Sourcing Power from Within

 
 

Once upon a time, I dreamed of being President of the United States. Not because I wanted to be of service, but because I wanted to be in charge.

I grew up in a military family overseas which means I was steeped in hierarchies of power. The higher your rank, the greater your power. President was the highest rank — Commander in Chief — so that’s where I set my sights. Because as a young female person born in the early 1970s, I did not have power. Or, rather, I did not perceive the power I had.

As a child, I was at the mercy of my parents. They had the power, not I. I would say this is true of most children in my generation (Gen X) and earlier. These days, I see promising trends in parenting that validate children’s knowingness and help them locate their agency. Still, metaphorically speaking, it is unwise to hand the wheel of a car to someone who does not know how to drive. So it makes sense that my parents would hold the reigns, to a certain degree, in my childhood.

But as someone with a strong drive for autonomy, it rankled me that so many outside forces called the shots in my life and not me. In particular, I felt unhappily controlled by my father’s military career.

It’s common for military families to move often. On the one hand, I am extremely grateful for the opportunity to live in Germany for many years. I’m especially grateful that I was able to attend the International School of Düsseldorf as a teenager, where I participated in math competitions in different European cities and played in soccer tournaments in countries as close as neighboring Austria and as far off as Greece.

On the other hand, I count our constant moving during my childhood as one of my core wounds. It was painful to move every three years or less. By my count, I attended 10 different schools between Kindergarten and 12th grade. Every time we moved, my heart would break.

I suffered from a sense of rootlessness, and even decades after I left my family of origin, this pattern of constant moving continued to influence me. In fact, until I moved to Oregon in my mid-40s, the longest I’d ever lived at any given address was three years. I was forever yearning for a sense of “home.”

This shifted a few years ago when I asked my young daughter “What is your favorite place?” to which she replied “You.” I had never thought of myself (or anyone) as a “place” before. That night changed the shape of my motherhood and it changed my relationship to home. Home wasn’t something to achieve, it was something I had become.

In my 20s, something very similar happened to me in my relationship to power, and I dropped all interest in becoming President. Honestly, I had lost interest long before then — as I am not particularly adept at politics. But the rank I had craved as a child who felt powerless became irrelevant as I discovered that power is not something to achieve but something to be.

I came of age in San Francisco in the mid-1990s while participating in a community that practiced feminist, earth-based spirituality. This community did a really good job of modeling shared power and co-leadership. Within its teachings and approaches, I expanded my understanding of power as strictly power-over (as in the military) to also include the power that dwells within each of us and the power of essential life force energy.

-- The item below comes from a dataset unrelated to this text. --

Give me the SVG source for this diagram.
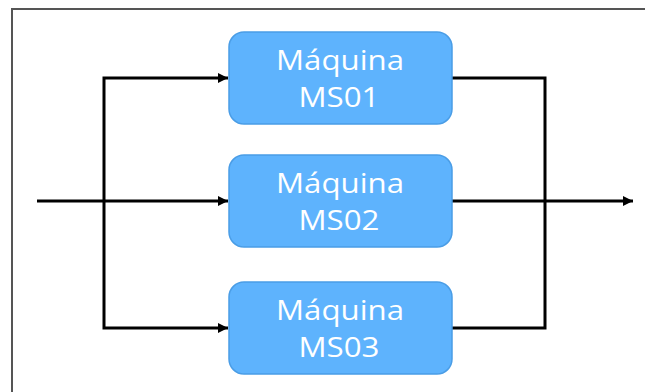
<svg xmlns="http://www.w3.org/2000/svg" width="645" height="392" viewBox="0 0 645 392">
  <style>
    .box { fill: #5eb3fd; stroke: #4a9de6; stroke-width: 1.5; }
    .lbl { font-family: "Open Sans", "Liberation Sans", sans-serif; font-size: 27px; fill: #ffffff; text-anchor: middle; }
    .wire { fill: none; stroke: #000000; stroke-width: 3; stroke-linejoin: miter; }
    .frame { fill: none; stroke: #555555; stroke-width: 2; }
  </style>
  <defs>
    <marker id="arrow" viewBox="0 0 10 10" refX="10" refY="5" markerWidth="12" markerHeight="10" markerUnits="userSpaceOnUse" orient="auto">
      <path d="M0,0 L10,5 L0,10 z" fill="#000000"/>
    </marker>
  </defs>

  <rect width="645" height="392" fill="#ffffff"/>

  <!-- figure frame -->
  <path class="frame" d="M12,392 V9 H645"/>

  <!-- connectors -->
  <g id="connectors">
    <path class="wire" d="M37,201 H228" marker-end="url(#arrow)"/>
    <path class="wire" d="M104,201 V78 H228" marker-end="url(#arrow)"/>
    <path class="wire" d="M104,201 V328 H228" marker-end="url(#arrow)"/>
    <path class="wire" d="M452,78 H545 V328 H452"/>
    <path class="wire" d="M452,201 H633" marker-end="url(#arrow)"/>
  </g>

  <g id="ms01">
    <rect class="box" x="229" y="32" width="223" height="92" rx="15" ry="15"/>
    <text class="lbl" x="340" y="70" textLength="128" lengthAdjust="spacingAndGlyphs">Máquina</text>
    <text class="lbl" x="339" y="107" textLength="81" lengthAdjust="spacingAndGlyphs">MS01</text>
  </g>

  <g id="ms02">
    <rect class="box" x="229" y="155" width="223" height="92" rx="15" ry="15"/>
    <text class="lbl" x="340" y="193" textLength="128" lengthAdjust="spacingAndGlyphs">Máquina</text>
    <text class="lbl" x="339" y="230" textLength="81" lengthAdjust="spacingAndGlyphs">MS02</text>
  </g>

  <g id="ms03">
    <rect class="box" x="229" y="282" width="223" height="92" rx="15" ry="15"/>
    <text class="lbl" x="340" y="320" textLength="128" lengthAdjust="spacingAndGlyphs">Máquina</text>
    <text class="lbl" x="339" y="357" textLength="81" lengthAdjust="spacingAndGlyphs">MS03</text>
  </g>
</svg>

As I sourced power within myself and began to partner with life force energy toward my own transformation and healing, I could feel that power wasn’t something to try to obtain out there. It was an aliveness I was cultivating in here.

When my understanding of power began to change, my understanding of leadership shifted away from the idea of being in charge — as I had desired so deeply as a child — into a new understanding of leadership as being in partnership and being of service.

I still have a strong desire to be in charge of my own life, but most decidedly not in charge of the lives of others. In the classes I teach and sessions I facilitate, my aim is to support people claiming their own sovereignty, agency, and power — not to accord with mine. As I often say to my clients and students, if what I say doesn’t resonate, discard it. My desire is that every person understands, feels, holds, and wields their own power — their own life force energy — with wisdom and grace.

As it relates to my childhood dream of being President of the United States, I am grateful that humans have so many intervening years between wounded impulse and actualization. I wish for all of us that anyone who desires the rank of Commander in Chief — of this country or any other — comes from a place of being in service rather than being in charge. The world doesn’t need a wounded child driving the car.